Following the publication of this article, suburban dad turned internet sleuth @custaro found the elusive photo. Trawling through the National Library of Australia’s online archive Trove, he found the same broken links to the image – but ended up using a fragment of the URL that led him to an archived page on Triple M Perth.

It was slightly different from what I remembered – he was looking down, there was no beer, and he was clearly on the second floor near the cafe, not the top balcony where the bar is. But there were still remarkable similarities to my sketch.

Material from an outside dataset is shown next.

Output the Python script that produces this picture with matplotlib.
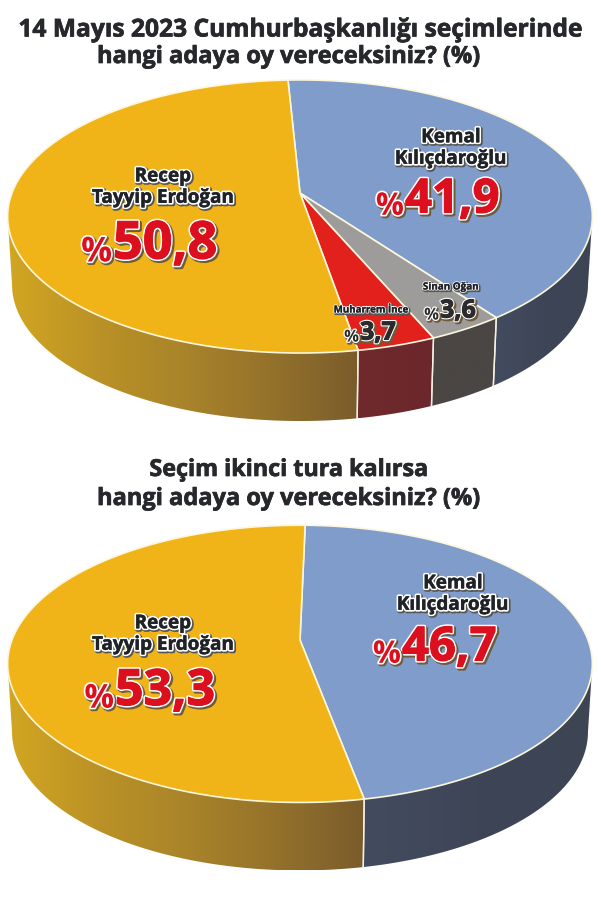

Unresolved questions remain – why only the Perth page? Was it taken down everywhere else or did it just disappear in time? And most chillingly, many people have reached out to me suggesting the existence of a ‘second shooter’ – another photo they clearly remember, where he was on the balcony drinking a beer. 

We may never find out. But for now, the mystery has been settled. The photo existed. All is well with the world, and I can finally have some peace.